Suppose that you are trying to collect a complete set of $n$ baseball cards. Suppose you buy them one at a time and each time you get a randomly chosen card. Let $N_n$ be the number of cards you have to buy to get the complete set. Show $N_n/(n \ln n) $ converges in probability to 1.

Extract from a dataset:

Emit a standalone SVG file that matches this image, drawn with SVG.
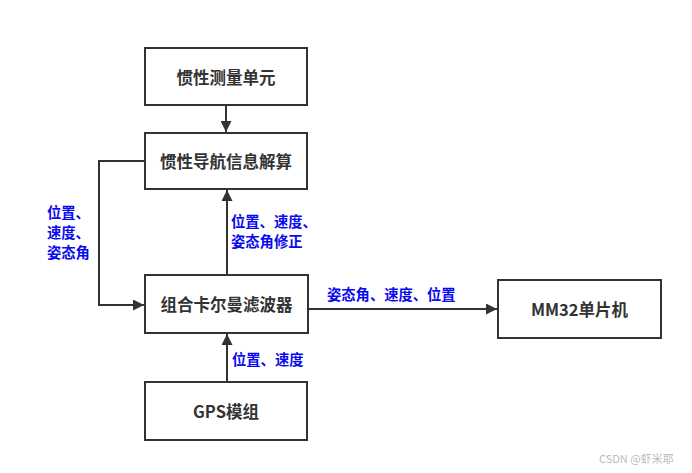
<svg xmlns="http://www.w3.org/2000/svg" width="692" height="473" viewBox="0 0 692 473">
<style>
.box{fill:#fff;stroke:#333;stroke-width:2}
.t{font-family:"Noto Sans CJK SC","Noto Sans",sans-serif;font-size:16.5px;font-weight:bold;fill:#333;text-anchor:middle;dominant-baseline:central}
.l{font-family:"Noto Sans CJK SC","Noto Sans",sans-serif;font-size:14.3px;font-weight:bold;fill:#0a0aef}
.c{fill:none;stroke:#333;stroke-width:2}
.w{font-family:"Noto Sans CJK SC","Noto Sans",sans-serif;font-size:11px;fill:#bbb}
</style>
<defs>
<marker id="ah" viewBox="0 0 10 10" refX="10" refY="5" markerWidth="5.5" markerHeight="5.5" orient="auto" markerUnits="strokeWidth">
<path d="M0,0 L10,5 L0,10 z" fill="#333"/>
</marker>
</defs>
<rect width="692" height="473" fill="#fff"/>
<g id="connectors">
<line class="c" x1="226" y1="105" x2="226" y2="132" marker-end="url(#ah)"/>
<line class="c" x1="227" y1="275" x2="227" y2="190" marker-end="url(#ah)"/>
<polyline class="c" points="145,161 99,161 99,305 144,305" marker-end="url(#ah)"/>
<line class="c" x1="227" y1="382" x2="227" y2="334" marker-end="url(#ah)"/>
<line class="c" x1="308" y1="309" x2="497" y2="309" marker-end="url(#ah)"/>
</g>
<g id="labels">
<text class="l" x="47" y="218">位置、</text>
<text class="l" x="47" y="238">速度、</text>
<text class="l" x="47" y="258">姿态角</text>
<text class="l" x="231" y="227">位置、速度、</text>
<text class="l" x="231" y="247">姿态角修正</text>
<text class="l" x="232" y="365">位置、速度</text>
<text class="l" x="327" y="300">姿态角、速度、位置</text>
</g>
<g id="imu"><rect class="box" x="145" y="48" width="162" height="57"/><text class="t" x="226" y="76.5">惯性测量单元</text></g>
<g id="ins"><rect class="box" x="145" y="133" width="162" height="56"/><text class="t" x="226" y="161">惯性导航信息解算</text></g>
<g id="kf"><rect class="box" x="145" y="275" width="163" height="58"/><text class="t" x="226.5" y="304">组合卡尔曼滤波器</text></g>
<g id="gps"><rect class="box" x="145" y="382" width="162" height="58"/><text class="t" x="226" y="411">GPS模组</text></g>
<g id="mcu"><rect class="box" x="498" y="280" width="163" height="58"/><text class="t" x="579.5" y="309">MM32单片机</text></g>
<text class="w" x="599" y="463">CSDN @虾米耶</text>
</svg>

(homework) (convergence in probability)
Some hints: 1) Express the waiting time as a sum of $n$ independent random variables, each with a geometric distribution. 2) Find the expectation and variance of that sum 3) combine the above information to get to an answer
Zombie question, but in case anyone else reads this looking for the answer, I'm going to expand a little bit on the answer given by Kjetil. He gives you the right starting point with writing $N_n$ as a sum of independent geometric r.v.'s, $$N_n = T_1 + T_2 + ... + T_{n-1} + T_n,$$ where $T_i$ is geometric with parameter $i/n$, for $1 \leq i \leq n$. As such, $$\Bbb{E}[N_n] = \sum \Bbb{E}[T_i] \text{ and } \operatorname{Var}(N_n) = \sum \operatorname{Var}(T_i).$$ You can look up formulas for geometric expectation and variance here. (It will also be useful to know the asymptotics of the nth harmonic number, and that $\sum 1/n^2 = \pi^2/6$.)

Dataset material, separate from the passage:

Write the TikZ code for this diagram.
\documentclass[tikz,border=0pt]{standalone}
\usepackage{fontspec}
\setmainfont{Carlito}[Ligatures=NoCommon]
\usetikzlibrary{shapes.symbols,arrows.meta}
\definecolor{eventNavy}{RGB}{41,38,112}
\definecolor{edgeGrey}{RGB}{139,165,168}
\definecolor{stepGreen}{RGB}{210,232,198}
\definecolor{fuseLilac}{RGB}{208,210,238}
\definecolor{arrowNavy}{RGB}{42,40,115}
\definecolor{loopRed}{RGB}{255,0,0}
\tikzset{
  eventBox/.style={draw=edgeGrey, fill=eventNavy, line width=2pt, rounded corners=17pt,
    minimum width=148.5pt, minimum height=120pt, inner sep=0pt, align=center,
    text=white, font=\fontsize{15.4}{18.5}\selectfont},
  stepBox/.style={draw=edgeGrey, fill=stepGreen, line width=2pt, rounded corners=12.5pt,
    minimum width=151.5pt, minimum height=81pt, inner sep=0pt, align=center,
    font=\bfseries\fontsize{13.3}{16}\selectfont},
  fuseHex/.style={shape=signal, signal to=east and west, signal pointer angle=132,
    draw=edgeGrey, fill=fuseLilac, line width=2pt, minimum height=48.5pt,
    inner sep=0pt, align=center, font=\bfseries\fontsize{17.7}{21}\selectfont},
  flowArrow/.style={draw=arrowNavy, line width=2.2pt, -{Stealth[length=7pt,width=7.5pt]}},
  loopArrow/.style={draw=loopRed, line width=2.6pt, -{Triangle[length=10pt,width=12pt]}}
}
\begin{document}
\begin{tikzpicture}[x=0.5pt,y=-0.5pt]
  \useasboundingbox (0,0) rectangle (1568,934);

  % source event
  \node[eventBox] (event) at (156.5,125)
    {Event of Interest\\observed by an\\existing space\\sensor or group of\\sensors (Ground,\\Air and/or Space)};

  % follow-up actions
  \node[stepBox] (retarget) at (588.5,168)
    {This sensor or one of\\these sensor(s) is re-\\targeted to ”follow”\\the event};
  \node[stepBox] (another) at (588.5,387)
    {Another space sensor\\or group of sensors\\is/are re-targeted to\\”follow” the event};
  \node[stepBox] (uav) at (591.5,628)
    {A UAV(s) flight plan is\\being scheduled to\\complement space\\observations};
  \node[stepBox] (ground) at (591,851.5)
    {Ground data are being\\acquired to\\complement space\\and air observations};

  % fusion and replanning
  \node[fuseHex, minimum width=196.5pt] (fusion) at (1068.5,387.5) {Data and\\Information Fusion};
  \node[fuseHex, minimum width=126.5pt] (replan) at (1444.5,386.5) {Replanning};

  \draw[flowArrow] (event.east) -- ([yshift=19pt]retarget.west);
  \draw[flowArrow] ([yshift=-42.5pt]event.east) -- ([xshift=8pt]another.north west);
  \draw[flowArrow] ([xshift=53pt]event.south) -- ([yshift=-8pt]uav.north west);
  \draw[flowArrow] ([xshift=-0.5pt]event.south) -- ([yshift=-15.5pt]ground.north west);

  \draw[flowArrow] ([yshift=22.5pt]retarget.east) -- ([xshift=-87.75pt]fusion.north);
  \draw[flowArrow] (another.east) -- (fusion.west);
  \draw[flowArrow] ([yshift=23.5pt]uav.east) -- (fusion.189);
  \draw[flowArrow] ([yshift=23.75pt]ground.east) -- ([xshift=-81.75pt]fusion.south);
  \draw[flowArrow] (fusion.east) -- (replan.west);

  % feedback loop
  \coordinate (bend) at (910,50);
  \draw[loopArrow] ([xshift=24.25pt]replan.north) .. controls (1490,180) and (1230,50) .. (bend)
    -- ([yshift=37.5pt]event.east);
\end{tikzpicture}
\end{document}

Those are the parts of the answer Kjetil addresses, but the more involved part that his answer glosses over is how to use the expectation and variance of $N_n$ to show that the related r.v. $$X_n := \frac{N_n}{n \ln n}$$ converges to 1 in probability, i.e. $$\Bbb{P}(|X_n - 1| > \epsilon) \to 0$$ for any fixed $\epsilon > 0$. To show $X_n \to 1$ in probability, we first need to show $\lim_{n \to \infty} |\mu_n - 1| = 0,$ where $$\mu_n = \Bbb{E}[X_n] = \frac{\Bbb{E}[N_n]}{n \ln n}.$$ Then we have to use the triangle inequality $|X_n - 1| \leq |X_n - \mu_n| + |\mu_n - 1|,$ together with Chebyshev's inequality: $$\Bbb{P}(|X_n - \mu_n| > d) \leq \frac{\sigma_n^2}{d^2},$$ where $$\sigma^2_n = \operatorname{Var}(X_n) = \frac{\operatorname{Var}(N_n)}{n^2 \ln^2 n},$$ to prove the desired convergence in probability.